Small businesses and their battle to stay afloat

Peyton Thompson, Editor in chief

The past 10 months of COVID-19 and quarantining have brought a lot of struggles, impacting schools, students, and families. However, one group not discussed as in depth as it deserves, is the effect the virus has had on small businesses in the community. 

With state mandates causing certain businesses to shut down operation early on in the pandemic, for some, the struggle was immense in trying to recover lost revenue. In fact, according to CNBC and yelp data, 97,966 small businesses across the country have closed their doors for good, representing around 60 percent of small businesses in total.

Kaden Ryback, former employee at the frozen yogurt shop, Top That, goes into his experience on working at a small business during the pandemic before they shut down for good on July 28.

“The thing that really hit us the hardest was the fact that when restrictions really started hitting in March and the pandemic really started to pick up. There were two dueling factors that really contributed to the end of the shop,” Ryback said. “The first one being health concerns, and this goes for any business right now; if you are a business that provides food, you’re having a hard time because people don’t want to come in and actually eat your food or dine in because they have health and safety concerns, which totally makes sense because of the pandemic.”

However Ryback’s next reason is one that’s not quite as easily recognizable. The fact that people neglected to recognize small businesses as a whole may have had a larger underlying impact. 

“But the second one is the fact that I feel like people have the tendency to look at stores closing down and they look at them as singular events, but it really is more of a chain reaction,” Ryback said.

This chain reaction is caused by the amount of foot traffic stores get when operating their business in relatively the same location. Due to the fact that stores and other restaurants were shutting down one by one after restrictions were put in place, small businesses who depended on the flow of customers from these other companies, such as Top That, lost income and eventually had to close.

“When all of the other places around started to restrict their hours or close entirely, that ended up doing us in because we weren’t able to pull any business from those shops. I always bring that up because it really is the biggest thing that contributed to the shop closing down; it’s just the fact that businesses rely on each other and when one goes down it’s going to hamper how the other one functions,” Ryback said.

In contrast, other businesses, such as Outdoor Grilling Company, a catering business, were not quite as impacted. Abby Denman, junior, painted a picture of her experience working for her father’s business during the early stages of the pandemic.

“It hasn’t really impacted it that much except for when it got really bad, we had to work around it and a lot of sales went down, and we had to adjust to wearing the masks and cleaning everything and just taking extra precautions and things like that. But yeah, sales have definitely gone down, but we worked around it by finding other things to do,” Denman said. 
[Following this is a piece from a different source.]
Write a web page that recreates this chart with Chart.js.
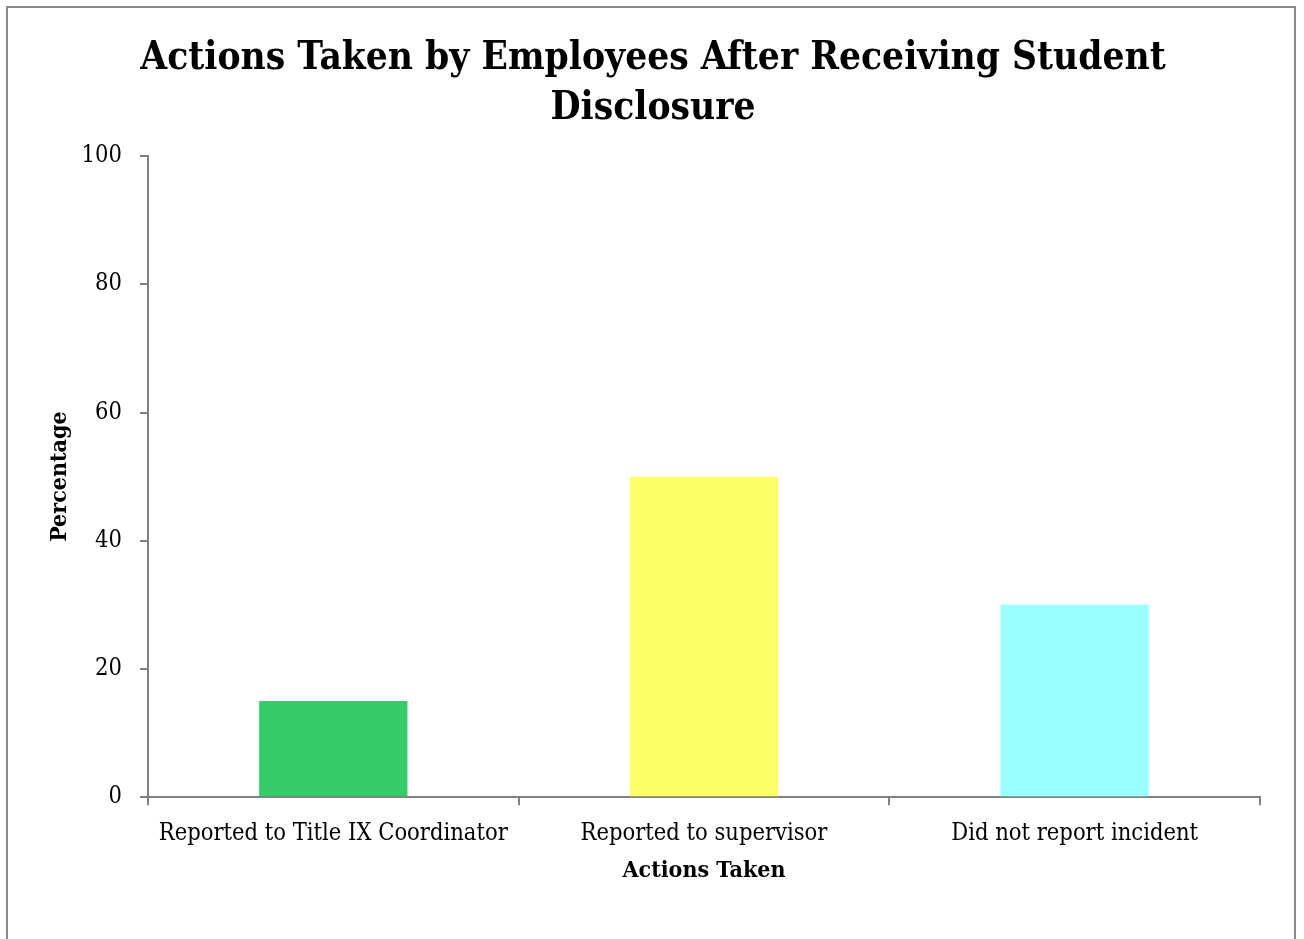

Sometimes the only thing to do to get out of a tough situation is finding ways to adapt, and Denman’s company did just that. By moving their business into a sort of food truck operation, they were able to get sales back up while still maintaining a safe and precautionary sales environment for their customers. 

“He had a trailer and through the beginning when COVID-19 was really bad and everyone was quarantined, we had deliveries of food come and we packaged everything so they were ready; so they just came by, got the food, and we gave it to them; that way people didn’t have to sit down at a table and contaminate some things, so they just had it ready to go and they just took it home,” Denman said.

Top That also found ways to adjust the way they did business to adhere to the CDC’s guidelines. Unfortunately it just didn’t work out in the long run. They did everything between starting a website to take online orders, to going and customizing the yogurt cups themselves for the customers and doing curbside pickup. 

“One of the things that the state told us to do was if it specifically said for self served food places and in particular buffets, they would have to close down or they had to have somebody giving out the food, so customers could no longer serve themselves,” Ryback said. “And that restriction I believe hit during April, the lockdown month, and what we ended up having to do was we basically made people’s cups of yogurt all by themselves; they would just tell us what they wanted and we would fill it up and do the toppings.”

Although this year has been a challenge through multiple perspectives, small businesses are finding ways to persevere through the current debilitating economic times. However, the only way this is possible is through the help of people in the community.

“Trying to promote yourself as a small business is one of the best things you could do as a small business. Because at least in my opinion, and I feel like a lot of people feel this way too, people genuinely want to come out of the way to support small businesses when they are told that they are struggling,” Ryback said.